[Begin Collected material]
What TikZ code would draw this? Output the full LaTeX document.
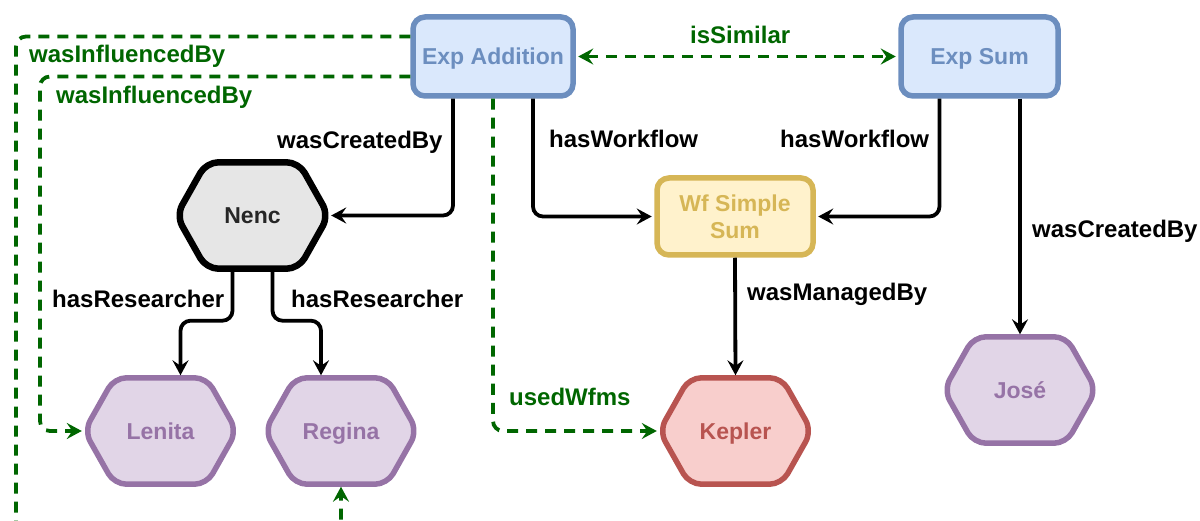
\documentclass[tikz,border=0pt]{standalone}
\usepackage{fontspec}
\setmainfont{Liberation Sans}
\usetikzlibrary{arrows.meta,calc}

\definecolor{bluefill}{HTML}{DAE8FC}
\definecolor{bluestroke}{HTML}{6C8EBF}
\definecolor{yellowfill}{HTML}{FFF2CC}
\definecolor{yellowstroke}{HTML}{D6B656}
\definecolor{purplefill}{HTML}{E1D5E7}
\definecolor{purplestroke}{HTML}{9673A6}
\definecolor{redfill}{HTML}{F8CECC}
\definecolor{redstroke}{HTML}{B85450}
\definecolor{grayfill}{HTML}{E6E6E6}
\definecolor{relgreen}{HTML}{006600}

\pgfdeclarelayer{background}
\pgfsetlayers{background,main}

\tikzset{
  nodefont/.style={font=\fontsize{23}{27}\selectfont\bfseries},
  oneline/.style={text height=16.5pt, text depth=0pt},
  boxnode/.style={rectangle, rounded corners=12pt, line width=5.5pt, nodefont,
    align=center, inner sep=0pt, minimum height=79pt},
  bluebox/.style={boxnode, draw=bluestroke, fill=bluefill, text=bluestroke, oneline},
  yellowbox/.style={boxnode, draw=yellowstroke, fill=yellowfill, text=yellowstroke},
  hexbox/.style={rectangle, inner sep=0pt, minimum width=152pt,
    minimum height=106pt, nodefont, oneline},
  hexline/.style={line width=5.5pt, rounded corners=12pt, line join=round},
  relation/.style={line width=3.8pt, rounded corners=10pt,
    -{Stealth[length=15pt,width=16pt,inset=5.5pt]}, shorten >=2.5pt},
  blackrel/.style={relation, draw=black},
  greenrel/.style={relation, draw=relgreen, dash pattern=on 11pt off 8pt},
  rellabel/.style={inner sep=0pt, anchor=base west,
    font=\fontsize{24}{28}\selectfont\bfseries},
}

% hexagon node: name, centre, outline style, text colour, text
\newcommand{\hexnode}[5]{%
  \node[hexbox, text=#4] (#1) at (#2) {#5};
  \begin{pgfonlayer}{background}
    \path[hexline, #3] (#1.west) -- ($(#1.north west)+(30,0)$)
      -- ($(#1.north east)+(-30,0)$) -- (#1.east)
      -- ($(#1.south east)+(-30,0)$) -- ($(#1.south west)+(30,0)$) -- cycle;
  \end{pgfonlayer}
}

\begin{document}
\begin{tikzpicture}[x=1pt, y=-1pt]
\useasboundingbox (0,0) rectangle (1200,521);

% experiments and workflow
\node[bluebox, minimum width=160pt] (ea) at (493,56.5) {Exp Addition};
\node[bluebox, minimum width=157pt] (es) at (979.5,56.5) {Exp Sum};
\node[yellowbox, minimum width=156pt, minimum height=77pt] (wf) at (735,216.5) {Wf Simple\\Sum};

% people, groups and tools
\hexnode{nenc}{252.5,215.5}{draw=black, fill=grayfill, line width=6.5pt}{black!85}{Nenc}
\hexnode{lenita}{160.5,431}{draw=purplestroke, fill=purplefill}{purplestroke}{Lenita}
\hexnode{regina}{341,431}{draw=purplestroke, fill=purplefill}{purplestroke}{Regina}
\hexnode{kepler}{735.5,431}{draw=redstroke, fill=redfill}{redstroke}{Kepler}
\hexnode{jose}{1020,390}{draw=purplestroke, fill=purplefill}{purplestroke}{José}

% waypoints of the long influence loops
\coordinate (loopouter) at (16,533);
\coordinate (loopinner) at (40,431);

% black relations
\draw[blackrel] ($(ea.south)+(-40,0)$) |- (nenc.east);
\draw[blackrel] ($(ea.south)+(40,0)$) |- (wf.west);
\draw[blackrel] ($(es.south)+(-40,0)$) |- (wf.east);
\draw[blackrel] (es.south -| jose.north) -- (jose.north);
\draw[blackrel] (wf.south) -- (kepler.north);
\draw[blackrel] ($(nenc.south)+(-20,0)$) -- ++(0,52) -| ($(lenita.north)+(20,0)$);
\draw[blackrel] ($(nenc.south)+(20,0)$) -- ++(0,52) -| ($(regina.north)+(-20,0)$);

% green dashed relations
\draw[greenrel, {Stealth[length=15pt,width=16pt,inset=5.5pt]}-{Stealth[length=15pt,width=16pt,inset=5.5pt]}, shorten <=2.5pt] (ea.east) -- (es.west);
\draw[greenrel] ($(ea.west)+(0,-20)$) -| (loopouter) -| (regina.south);
\draw[greenrel] ($(ea.west)+(0,20)$) -| (loopinner) -- (lenita.west);
\draw[greenrel] (ea.south) |- (kepler.west);

% relation labels
\node[rellabel, text=relgreen] (lbinfl1) at (29,63) {wasInfluencedBy};
\node[rellabel, text=relgreen] (lbinfl2) at (56,104) {wasInfluencedBy};
\node[rellabel, text=relgreen] (lbsim) at (690,44) {isSimilar};
\node[rellabel, text=relgreen] (lbused) at (509,406) {usedWfms};
\node[rellabel] (lbcreated1) at (277,149) {wasCreatedBy};
\node[rellabel] (lbwf1) at (549,148) {hasWorkflow};
\node[rellabel] (lbwf2) at (780,148) {hasWorkflow};
\node[rellabel] (lbcreated2) at (1032,238) {wasCreatedBy};
\node[rellabel] (lbmanaged) at (747,301) {wasManagedBy};
\node[rellabel] (lbres1) at (52,308) {hasResearcher};
\node[rellabel] (lbres2) at (291,308) {hasResearcher};
\end{tikzpicture}
\end{document}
[End Collected material]
_Stated goal_
Would you set down the listing exactly, omitting pictures?

_Full output_
What TikZ code would draw this? Output the full LaTeX document.
\documentclass[tikz,border=0pt]{standalone}
\usepackage{fontspec}
\setmainfont{Liberation Sans}
\usetikzlibrary{arrows.meta,calc}

\definecolor{bluefill}{HTML}{DAE8FC}
\definecolor{bluestroke}{HTML}{6C8EBF}
\definecolor{yellowfill}{HTML}{FFF2CC}
\definecolor{yellowstroke}{HTML}{D6B656}
\definecolor{purplefill}{HTML}{E1D5E7}
\definecolor{purplestroke}{HTML}{9673A6}
\definecolor{redfill}{HTML}{F8CECC}
\definecolor{redstroke}{HTML}{B85450}
\definecolor{grayfill}{HTML}{E6E6E6}
\definecolor{relgreen}{HTML}{006600}

\pgfdeclarelayer{background}
\pgfsetlayers{background,main}

\tikzset{
  nodefont/.style={font=\fontsize{23}{27}\selectfont\bfseries},
  oneline/.style={text height=16.5pt, text depth=0pt},
  boxnode/.style={rectangle, rounded corners=12pt, line width=5.5pt, nodefont,
    align=center, inner sep=0pt, minimum height=79pt},
  bluebox/.style={boxnode, draw=bluestroke, fill=bluefill, text=bluestroke, oneline},
  yellowbox/.style={boxnode, draw=yellowstroke, fill=yellowfill, text=yellowstroke},
  hexbox/.style={rectangle, inner sep=0pt, minimum width=152pt,
    minimum height=106pt, nodefont, oneline},
  hexline/.style={line width=5.5pt, rounded corners=12pt, line join=round},
  relation/.style={line width=3.8pt, rounded corners=10pt,
    -{Stealth[length=15pt,width=16pt,inset=5.5pt]}, shorten >=2.5pt},
  blackrel/.style={relation, draw=black},
  greenrel/.style={relation, draw=relgreen, dash pattern=on 11pt off 8pt},
  rellabel/.style={inner sep=0pt, anchor=base west,
    font=\fontsize{24}{28}\selectfont\bfseries},
}

% hexagon node: name, centre, outline style, text colour, text
\newcommand{\hexnode}[5]{%
  \node[hexbox, text=#4] (#1) at (#2) {#5};
  \begin{pgfonlayer}{background}
    \path[hexline, #3] (#1.west) -- ($(#1.north west)+(30,0)$)
      -- ($(#1.north east)+(-30,0)$) -- (#1.east)
      -- ($(#1.south east)+(-30,0)$) -- ($(#1.south west)+(30,0)$) -- cycle;
  \end{pgfonlayer}
}

\begin{document}
\begin{tikzpicture}[x=1pt, y=-1pt]
\useasboundingbox (0,0) rectangle (1200,521);

% experiments and workflow
\node[bluebox, minimum width=160pt] (ea) at (493,56.5) {Exp Addition};
\node[bluebox, minimum width=157pt] (es) at (979.5,56.5) {Exp Sum};
\node[yellowbox, minimum width=156pt, minimum height=77pt] (wf) at (735,216.5) {Wf Simple\\Sum};

% people, groups and tools
\hexnode{nenc}{252.5,215.5}{draw=black, fill=grayfill, line width=6.5pt}{black!85}{Nenc}
\hexnode{lenita}{160.5,431}{draw=purplestroke, fill=purplefill}{purplestroke}{Lenita}
\hexnode{regina}{341,431}{draw=purplestroke, fill=purplefill}{purplestroke}{Regina}
\hexnode{kepler}{735.5,431}{draw=redstroke, fill=redfill}{redstroke}{Kepler}
\hexnode{jose}{1020,390}{draw=purplestroke, fill=purplefill}{purplestroke}{José}

% waypoints of the long influence loops
\coordinate (loopouter) at (16,533);
\coordinate (loopinner) at (40,431);

% black relations
\draw[blackrel] ($(ea.south)+(-40,0)$) |- (nenc.east);
\draw[blackrel] ($(ea.south)+(40,0)$) |- (wf.west);
\draw[blackrel] ($(es.south)+(-40,0)$) |- (wf.east);
\draw[blackrel] (es.south -| jose.north) -- (jose.north);
\draw[blackrel] (wf.south) -- (kepler.north);
\draw[blackrel] ($(nenc.south)+(-20,0)$) -- ++(0,52) -| ($(lenita.north)+(20,0)$);
\draw[blackrel] ($(nenc.south)+(20,0)$) -- ++(0,52) -| ($(regina.north)+(-20,0)$);

% green dashed relations
\draw[greenrel, {Stealth[length=15pt,width=16pt,inset=5.5pt]}-{Stealth[length=15pt,width=16pt,inset=5.5pt]}, shorten <=2.5pt] (ea.east) -- (es.west);
\draw[greenrel] ($(ea.west)+(0,-20)$) -| (loopouter) -| (regina.south);
\draw[greenrel] ($(ea.west)+(0,20)$) -| (loopinner) -- (lenita.west);
\draw[greenrel] (ea.south) |- (kepler.west);

% relation labels
\node[rellabel, text=relgreen] (lbinfl1) at (29,63) {wasInfluencedBy};
\node[rellabel, text=relgreen] (lbinfl2) at (56,104) {wasInfluencedBy};
\node[rellabel, text=relgreen] (lbsim) at (690,44) {isSimilar};
\node[rellabel, text=relgreen] (lbused) at (509,406) {usedWfms};
\node[rellabel] (lbcreated1) at (277,149) {wasCreatedBy};
\node[rellabel] (lbwf1) at (549,148) {hasWorkflow};
\node[rellabel] (lbwf2) at (780,148) {hasWorkflow};
\node[rellabel] (lbcreated2) at (1032,238) {wasCreatedBy};
\node[rellabel] (lbmanaged) at (747,301) {wasManagedBy};
\node[rellabel] (lbres1) at (52,308) {hasResearcher};
\node[rellabel] (lbres2) at (291,308) {hasResearcher};
\end{tikzpicture}
\end{document}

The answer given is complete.